WRITTEN TASK:
Leave the pictures out. Retype exactly the lines below from the one containing "Output the web" through the one containing "const yTicks = [-0.75, -0.5, -0.25, 0, 0.25, 0.5, 0.75, 1.0];", and no others.

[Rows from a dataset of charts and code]
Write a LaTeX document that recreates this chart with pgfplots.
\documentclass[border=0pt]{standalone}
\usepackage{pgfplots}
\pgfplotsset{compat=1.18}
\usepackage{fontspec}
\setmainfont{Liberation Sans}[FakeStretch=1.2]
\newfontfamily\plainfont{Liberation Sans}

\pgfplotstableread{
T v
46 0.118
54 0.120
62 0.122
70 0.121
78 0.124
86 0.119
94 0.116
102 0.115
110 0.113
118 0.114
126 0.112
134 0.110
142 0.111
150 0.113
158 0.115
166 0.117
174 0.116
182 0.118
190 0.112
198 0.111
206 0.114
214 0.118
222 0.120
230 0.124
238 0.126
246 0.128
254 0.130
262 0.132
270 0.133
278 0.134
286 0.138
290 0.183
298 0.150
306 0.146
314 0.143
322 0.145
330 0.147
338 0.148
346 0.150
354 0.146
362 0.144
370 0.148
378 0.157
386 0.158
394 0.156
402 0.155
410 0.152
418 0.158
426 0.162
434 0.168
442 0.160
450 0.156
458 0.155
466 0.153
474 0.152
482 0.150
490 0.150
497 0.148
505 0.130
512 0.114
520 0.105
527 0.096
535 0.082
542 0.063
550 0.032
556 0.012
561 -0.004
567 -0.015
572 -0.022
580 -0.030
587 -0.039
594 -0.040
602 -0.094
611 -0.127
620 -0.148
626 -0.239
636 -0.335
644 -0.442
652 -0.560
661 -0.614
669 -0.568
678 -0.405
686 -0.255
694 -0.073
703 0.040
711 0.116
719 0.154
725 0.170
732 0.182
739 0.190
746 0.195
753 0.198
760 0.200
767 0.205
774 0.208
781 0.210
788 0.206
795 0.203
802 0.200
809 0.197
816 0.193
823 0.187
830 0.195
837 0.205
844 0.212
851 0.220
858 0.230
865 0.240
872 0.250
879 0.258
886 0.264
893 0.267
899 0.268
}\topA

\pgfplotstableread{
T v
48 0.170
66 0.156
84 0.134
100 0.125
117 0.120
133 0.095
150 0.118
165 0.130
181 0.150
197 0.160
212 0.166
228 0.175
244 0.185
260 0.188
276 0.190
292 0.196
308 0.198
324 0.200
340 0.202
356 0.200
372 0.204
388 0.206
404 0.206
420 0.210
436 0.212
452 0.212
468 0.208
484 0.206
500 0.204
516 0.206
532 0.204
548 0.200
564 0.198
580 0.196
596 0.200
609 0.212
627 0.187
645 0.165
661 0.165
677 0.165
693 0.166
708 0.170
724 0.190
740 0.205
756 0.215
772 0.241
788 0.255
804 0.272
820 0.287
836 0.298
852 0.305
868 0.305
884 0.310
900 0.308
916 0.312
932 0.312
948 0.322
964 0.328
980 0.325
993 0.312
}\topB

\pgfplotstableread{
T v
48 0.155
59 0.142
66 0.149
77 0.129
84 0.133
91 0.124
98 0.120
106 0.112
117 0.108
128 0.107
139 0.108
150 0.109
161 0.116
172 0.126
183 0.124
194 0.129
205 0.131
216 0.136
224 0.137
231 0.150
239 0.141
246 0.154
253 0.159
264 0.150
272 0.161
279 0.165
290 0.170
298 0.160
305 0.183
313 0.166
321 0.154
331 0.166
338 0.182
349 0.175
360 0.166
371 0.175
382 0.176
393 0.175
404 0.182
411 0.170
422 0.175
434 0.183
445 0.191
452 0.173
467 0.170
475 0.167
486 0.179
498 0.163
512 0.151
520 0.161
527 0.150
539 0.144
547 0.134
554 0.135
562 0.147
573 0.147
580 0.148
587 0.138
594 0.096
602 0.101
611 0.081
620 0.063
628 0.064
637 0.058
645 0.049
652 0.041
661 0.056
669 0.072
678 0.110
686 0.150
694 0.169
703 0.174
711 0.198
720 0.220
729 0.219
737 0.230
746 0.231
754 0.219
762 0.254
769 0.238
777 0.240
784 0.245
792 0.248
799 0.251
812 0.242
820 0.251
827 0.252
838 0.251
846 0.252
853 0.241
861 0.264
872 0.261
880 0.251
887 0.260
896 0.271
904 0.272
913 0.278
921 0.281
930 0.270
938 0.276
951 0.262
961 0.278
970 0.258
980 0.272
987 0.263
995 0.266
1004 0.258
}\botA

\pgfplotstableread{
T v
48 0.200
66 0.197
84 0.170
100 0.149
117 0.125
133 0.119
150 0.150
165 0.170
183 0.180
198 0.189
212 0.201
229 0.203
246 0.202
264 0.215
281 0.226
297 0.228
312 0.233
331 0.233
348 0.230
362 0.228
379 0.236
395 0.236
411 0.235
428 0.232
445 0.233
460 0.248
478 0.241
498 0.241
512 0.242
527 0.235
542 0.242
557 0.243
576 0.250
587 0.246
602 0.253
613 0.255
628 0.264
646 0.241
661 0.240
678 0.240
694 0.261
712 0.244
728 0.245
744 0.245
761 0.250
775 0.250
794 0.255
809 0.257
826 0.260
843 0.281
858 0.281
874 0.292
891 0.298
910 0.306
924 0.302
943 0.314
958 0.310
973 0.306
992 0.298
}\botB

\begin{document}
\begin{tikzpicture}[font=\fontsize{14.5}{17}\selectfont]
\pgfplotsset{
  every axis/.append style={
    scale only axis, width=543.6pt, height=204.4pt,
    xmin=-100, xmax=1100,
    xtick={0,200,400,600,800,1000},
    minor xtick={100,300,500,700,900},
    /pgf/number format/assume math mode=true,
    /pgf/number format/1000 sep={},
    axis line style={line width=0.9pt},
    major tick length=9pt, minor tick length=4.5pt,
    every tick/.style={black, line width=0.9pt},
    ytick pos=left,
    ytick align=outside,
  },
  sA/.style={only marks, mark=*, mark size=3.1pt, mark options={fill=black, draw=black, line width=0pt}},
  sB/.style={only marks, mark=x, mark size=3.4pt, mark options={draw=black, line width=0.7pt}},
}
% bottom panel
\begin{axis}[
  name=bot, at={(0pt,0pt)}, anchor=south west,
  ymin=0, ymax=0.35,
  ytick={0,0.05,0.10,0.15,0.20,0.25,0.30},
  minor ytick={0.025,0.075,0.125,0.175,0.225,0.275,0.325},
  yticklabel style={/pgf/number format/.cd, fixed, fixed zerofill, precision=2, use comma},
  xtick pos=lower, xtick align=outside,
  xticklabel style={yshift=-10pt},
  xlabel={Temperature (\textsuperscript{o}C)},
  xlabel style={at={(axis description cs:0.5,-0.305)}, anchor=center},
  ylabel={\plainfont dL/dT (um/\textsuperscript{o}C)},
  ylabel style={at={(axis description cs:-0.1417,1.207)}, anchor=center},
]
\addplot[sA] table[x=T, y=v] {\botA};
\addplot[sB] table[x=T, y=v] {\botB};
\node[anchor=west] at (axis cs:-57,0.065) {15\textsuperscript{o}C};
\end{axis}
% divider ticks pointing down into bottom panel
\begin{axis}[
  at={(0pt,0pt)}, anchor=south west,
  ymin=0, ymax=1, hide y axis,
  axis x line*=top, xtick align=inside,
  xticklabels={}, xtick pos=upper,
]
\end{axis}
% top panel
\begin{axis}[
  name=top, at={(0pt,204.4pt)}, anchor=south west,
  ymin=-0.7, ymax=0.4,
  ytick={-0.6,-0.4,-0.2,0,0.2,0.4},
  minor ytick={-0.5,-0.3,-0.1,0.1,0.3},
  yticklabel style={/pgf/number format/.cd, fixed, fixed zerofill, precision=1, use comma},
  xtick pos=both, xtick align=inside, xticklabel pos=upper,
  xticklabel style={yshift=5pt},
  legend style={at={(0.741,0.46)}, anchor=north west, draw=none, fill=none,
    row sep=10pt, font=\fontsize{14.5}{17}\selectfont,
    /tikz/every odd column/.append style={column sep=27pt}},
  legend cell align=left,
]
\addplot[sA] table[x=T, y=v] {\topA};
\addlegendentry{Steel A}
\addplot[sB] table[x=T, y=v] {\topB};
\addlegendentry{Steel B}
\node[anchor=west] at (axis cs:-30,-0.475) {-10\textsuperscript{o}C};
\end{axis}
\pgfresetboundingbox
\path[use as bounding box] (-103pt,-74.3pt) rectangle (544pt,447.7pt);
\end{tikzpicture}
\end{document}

--

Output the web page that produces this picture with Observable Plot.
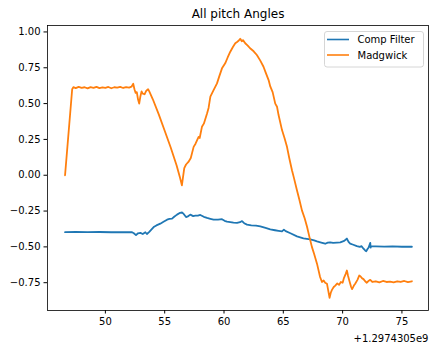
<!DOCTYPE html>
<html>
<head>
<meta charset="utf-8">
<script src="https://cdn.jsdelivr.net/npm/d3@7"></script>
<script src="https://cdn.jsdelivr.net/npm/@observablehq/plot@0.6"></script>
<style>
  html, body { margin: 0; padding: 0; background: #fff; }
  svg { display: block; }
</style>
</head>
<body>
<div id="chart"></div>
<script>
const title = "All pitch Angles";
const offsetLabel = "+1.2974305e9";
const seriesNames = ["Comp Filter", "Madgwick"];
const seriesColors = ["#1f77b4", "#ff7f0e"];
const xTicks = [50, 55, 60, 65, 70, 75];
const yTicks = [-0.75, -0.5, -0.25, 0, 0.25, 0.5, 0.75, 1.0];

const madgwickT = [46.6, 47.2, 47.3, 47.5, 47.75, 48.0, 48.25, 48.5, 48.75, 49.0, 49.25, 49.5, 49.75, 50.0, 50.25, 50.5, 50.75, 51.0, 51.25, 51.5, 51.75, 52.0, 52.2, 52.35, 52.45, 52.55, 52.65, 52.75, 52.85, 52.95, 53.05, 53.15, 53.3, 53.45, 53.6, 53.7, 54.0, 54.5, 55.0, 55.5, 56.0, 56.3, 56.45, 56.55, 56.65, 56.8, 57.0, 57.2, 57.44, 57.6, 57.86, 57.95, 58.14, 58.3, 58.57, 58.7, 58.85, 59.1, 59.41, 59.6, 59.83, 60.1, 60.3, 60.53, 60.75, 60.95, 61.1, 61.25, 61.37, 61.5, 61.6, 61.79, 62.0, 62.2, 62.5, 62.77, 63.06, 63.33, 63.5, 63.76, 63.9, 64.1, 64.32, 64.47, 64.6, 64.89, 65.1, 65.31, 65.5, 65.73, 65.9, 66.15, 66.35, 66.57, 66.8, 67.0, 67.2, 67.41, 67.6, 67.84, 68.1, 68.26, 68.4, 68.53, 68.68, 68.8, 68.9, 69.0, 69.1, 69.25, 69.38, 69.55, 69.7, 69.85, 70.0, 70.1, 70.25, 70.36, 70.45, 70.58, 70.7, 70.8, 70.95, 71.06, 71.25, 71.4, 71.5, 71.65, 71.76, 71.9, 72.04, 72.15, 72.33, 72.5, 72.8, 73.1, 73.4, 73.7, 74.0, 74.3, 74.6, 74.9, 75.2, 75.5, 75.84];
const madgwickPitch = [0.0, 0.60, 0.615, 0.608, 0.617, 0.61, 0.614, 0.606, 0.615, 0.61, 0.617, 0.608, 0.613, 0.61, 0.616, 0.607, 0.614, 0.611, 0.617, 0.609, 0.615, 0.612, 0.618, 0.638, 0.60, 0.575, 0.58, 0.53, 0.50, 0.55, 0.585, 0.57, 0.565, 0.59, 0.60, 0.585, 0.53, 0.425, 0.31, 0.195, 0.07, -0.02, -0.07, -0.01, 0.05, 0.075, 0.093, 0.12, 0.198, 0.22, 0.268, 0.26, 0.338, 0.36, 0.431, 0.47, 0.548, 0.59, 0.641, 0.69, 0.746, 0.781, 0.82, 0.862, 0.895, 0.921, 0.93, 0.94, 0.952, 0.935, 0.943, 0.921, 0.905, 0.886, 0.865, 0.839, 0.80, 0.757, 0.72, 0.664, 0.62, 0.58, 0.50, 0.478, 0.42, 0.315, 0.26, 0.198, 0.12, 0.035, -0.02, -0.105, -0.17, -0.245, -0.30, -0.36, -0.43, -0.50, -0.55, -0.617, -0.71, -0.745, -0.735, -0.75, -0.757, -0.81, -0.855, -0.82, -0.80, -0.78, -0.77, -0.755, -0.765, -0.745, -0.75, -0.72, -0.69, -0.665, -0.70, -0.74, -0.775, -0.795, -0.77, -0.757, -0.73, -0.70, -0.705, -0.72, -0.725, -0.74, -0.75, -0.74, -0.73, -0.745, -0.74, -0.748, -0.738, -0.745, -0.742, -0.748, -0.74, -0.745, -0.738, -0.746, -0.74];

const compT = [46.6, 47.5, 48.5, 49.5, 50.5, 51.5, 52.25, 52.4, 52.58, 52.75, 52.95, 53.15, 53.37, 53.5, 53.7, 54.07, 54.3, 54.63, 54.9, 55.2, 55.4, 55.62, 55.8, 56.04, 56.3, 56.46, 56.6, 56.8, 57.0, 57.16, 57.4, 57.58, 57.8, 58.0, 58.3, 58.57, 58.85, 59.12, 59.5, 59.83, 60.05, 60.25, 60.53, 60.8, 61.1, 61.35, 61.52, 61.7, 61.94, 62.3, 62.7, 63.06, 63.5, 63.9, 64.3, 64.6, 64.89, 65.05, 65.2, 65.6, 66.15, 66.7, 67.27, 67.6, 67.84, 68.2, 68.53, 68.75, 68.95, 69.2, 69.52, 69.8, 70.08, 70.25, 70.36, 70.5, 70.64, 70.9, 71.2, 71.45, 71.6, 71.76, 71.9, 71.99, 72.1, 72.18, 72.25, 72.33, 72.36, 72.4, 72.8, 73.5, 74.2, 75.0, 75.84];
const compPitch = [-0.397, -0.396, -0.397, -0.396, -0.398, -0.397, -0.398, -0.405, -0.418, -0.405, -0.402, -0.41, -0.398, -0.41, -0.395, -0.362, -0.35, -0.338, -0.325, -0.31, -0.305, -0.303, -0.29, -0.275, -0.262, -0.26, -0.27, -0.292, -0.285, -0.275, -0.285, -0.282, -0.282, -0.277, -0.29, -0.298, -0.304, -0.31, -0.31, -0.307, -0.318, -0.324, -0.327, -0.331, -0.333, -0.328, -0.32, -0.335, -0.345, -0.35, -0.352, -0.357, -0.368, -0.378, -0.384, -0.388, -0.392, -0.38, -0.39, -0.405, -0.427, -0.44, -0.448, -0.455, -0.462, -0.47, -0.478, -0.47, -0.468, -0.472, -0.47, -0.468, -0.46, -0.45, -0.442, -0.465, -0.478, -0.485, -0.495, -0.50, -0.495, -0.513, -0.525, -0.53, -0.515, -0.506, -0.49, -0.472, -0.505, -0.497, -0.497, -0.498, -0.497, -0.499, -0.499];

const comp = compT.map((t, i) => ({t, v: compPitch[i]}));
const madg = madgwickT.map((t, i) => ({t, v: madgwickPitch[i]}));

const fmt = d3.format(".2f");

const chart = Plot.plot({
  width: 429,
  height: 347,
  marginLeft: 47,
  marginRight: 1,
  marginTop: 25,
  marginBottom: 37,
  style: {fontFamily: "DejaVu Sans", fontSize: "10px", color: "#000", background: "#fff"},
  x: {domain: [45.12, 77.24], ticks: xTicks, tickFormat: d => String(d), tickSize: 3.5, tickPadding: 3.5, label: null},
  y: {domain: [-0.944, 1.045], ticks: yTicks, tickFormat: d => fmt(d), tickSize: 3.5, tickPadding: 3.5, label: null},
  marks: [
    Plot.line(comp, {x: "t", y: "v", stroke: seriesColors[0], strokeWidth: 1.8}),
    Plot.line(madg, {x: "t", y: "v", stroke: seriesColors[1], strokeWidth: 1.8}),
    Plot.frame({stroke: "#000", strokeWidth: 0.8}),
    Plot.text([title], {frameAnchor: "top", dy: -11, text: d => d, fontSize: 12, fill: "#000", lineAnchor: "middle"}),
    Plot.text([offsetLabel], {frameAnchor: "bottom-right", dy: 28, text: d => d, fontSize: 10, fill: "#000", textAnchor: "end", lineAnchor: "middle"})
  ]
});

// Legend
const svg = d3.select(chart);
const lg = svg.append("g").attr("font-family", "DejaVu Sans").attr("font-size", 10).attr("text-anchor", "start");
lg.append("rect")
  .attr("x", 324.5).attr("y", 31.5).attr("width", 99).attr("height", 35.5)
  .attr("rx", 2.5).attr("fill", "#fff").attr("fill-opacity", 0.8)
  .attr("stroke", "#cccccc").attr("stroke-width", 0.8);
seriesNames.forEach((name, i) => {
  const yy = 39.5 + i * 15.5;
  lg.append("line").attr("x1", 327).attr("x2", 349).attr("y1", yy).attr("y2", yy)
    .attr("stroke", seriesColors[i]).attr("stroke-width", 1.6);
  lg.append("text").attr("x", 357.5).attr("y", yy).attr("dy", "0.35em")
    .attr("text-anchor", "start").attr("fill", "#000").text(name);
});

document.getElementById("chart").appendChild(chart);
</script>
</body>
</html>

---

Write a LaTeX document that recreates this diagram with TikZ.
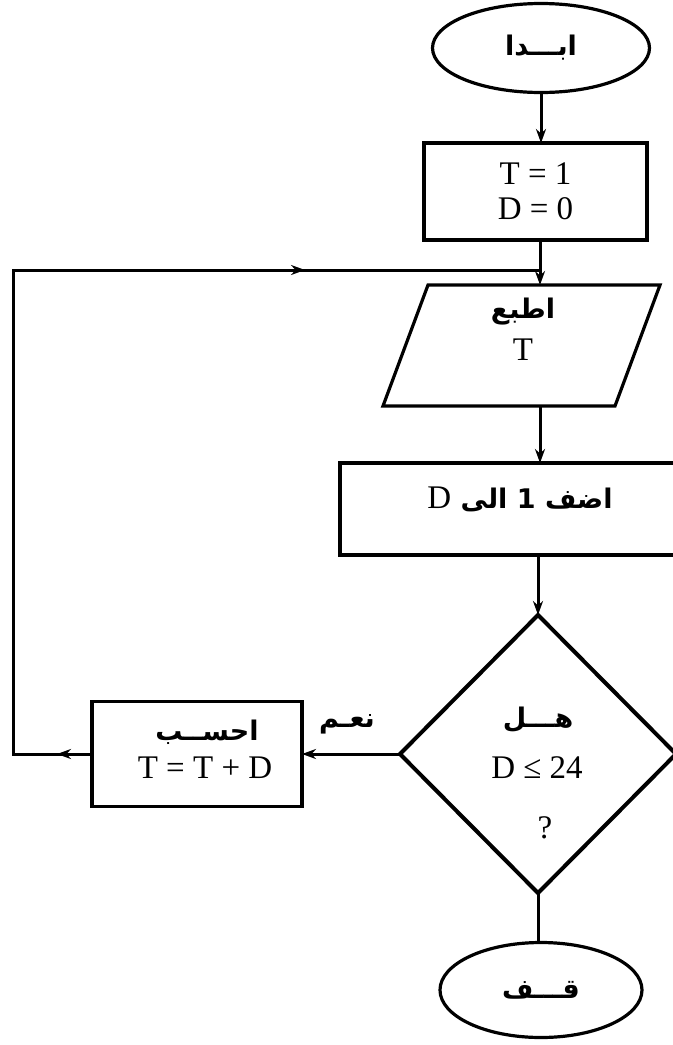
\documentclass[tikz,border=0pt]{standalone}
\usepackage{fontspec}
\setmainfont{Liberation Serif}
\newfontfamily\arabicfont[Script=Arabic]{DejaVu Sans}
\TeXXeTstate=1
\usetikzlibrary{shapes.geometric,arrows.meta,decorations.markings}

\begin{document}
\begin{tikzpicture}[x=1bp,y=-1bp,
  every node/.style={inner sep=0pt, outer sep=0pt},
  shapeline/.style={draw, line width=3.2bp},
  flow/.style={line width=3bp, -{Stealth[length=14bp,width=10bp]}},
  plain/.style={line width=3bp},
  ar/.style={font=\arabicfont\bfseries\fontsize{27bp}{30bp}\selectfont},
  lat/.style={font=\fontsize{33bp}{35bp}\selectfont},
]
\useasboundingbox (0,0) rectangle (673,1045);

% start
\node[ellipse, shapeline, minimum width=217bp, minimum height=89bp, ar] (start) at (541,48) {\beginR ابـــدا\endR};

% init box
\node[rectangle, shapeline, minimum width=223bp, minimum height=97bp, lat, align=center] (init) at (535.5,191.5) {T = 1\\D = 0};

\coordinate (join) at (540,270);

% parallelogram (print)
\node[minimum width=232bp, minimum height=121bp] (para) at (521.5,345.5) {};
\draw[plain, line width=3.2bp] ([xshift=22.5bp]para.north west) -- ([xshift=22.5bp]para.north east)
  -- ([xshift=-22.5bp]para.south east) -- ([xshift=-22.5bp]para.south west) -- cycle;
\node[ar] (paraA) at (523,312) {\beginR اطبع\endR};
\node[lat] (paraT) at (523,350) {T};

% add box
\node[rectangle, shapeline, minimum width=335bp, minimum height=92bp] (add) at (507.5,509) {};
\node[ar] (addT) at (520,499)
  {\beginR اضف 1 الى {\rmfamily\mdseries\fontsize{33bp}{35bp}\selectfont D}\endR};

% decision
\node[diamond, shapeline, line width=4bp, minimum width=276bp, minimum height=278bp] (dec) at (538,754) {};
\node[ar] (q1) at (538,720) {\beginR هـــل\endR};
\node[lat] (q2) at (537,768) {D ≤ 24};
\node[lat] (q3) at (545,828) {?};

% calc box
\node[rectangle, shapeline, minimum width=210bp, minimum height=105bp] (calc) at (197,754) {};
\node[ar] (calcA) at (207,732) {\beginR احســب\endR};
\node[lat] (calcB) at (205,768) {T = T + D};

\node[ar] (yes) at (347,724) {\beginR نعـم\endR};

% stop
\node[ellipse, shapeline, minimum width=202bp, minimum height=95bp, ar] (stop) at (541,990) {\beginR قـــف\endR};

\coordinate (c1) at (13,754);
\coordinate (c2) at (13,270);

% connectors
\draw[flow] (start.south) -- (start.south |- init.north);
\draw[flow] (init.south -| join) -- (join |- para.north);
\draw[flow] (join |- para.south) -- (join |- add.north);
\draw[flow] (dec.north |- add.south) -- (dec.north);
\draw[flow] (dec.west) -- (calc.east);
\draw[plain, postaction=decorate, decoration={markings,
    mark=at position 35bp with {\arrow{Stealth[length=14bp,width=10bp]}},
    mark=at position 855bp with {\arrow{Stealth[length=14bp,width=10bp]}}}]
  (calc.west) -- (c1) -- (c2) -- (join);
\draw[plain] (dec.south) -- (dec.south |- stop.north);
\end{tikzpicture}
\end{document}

ANSWER FOR THIS EXERCISE:
Output the web page that produces this picture with Observable Plot.
<!DOCTYPE html>
<html>
<head>
<meta charset="utf-8">
<script src="https://cdn.jsdelivr.net/npm/d3@7"></script>
<script src="https://cdn.jsdelivr.net/npm/@observablehq/plot@0.6"></script>
<style>
  html, body { margin: 0; padding: 0; background: #fff; }
  svg { display: block; }
</style>
</head>
<body>
<div id="chart"></div>
<script>
const title = "All pitch Angles";
const offsetLabel = "+1.2974305e9";
const seriesNames = ["Comp Filter", "Madgwick"];
const seriesColors = ["#1f77b4", "#ff7f0e"];
const xTicks = [50, 55, 60, 65, 70, 75];
const yTicks = [-0.75, -0.5, -0.25, 0, 0.25, 0.5, 0.75, 1.0];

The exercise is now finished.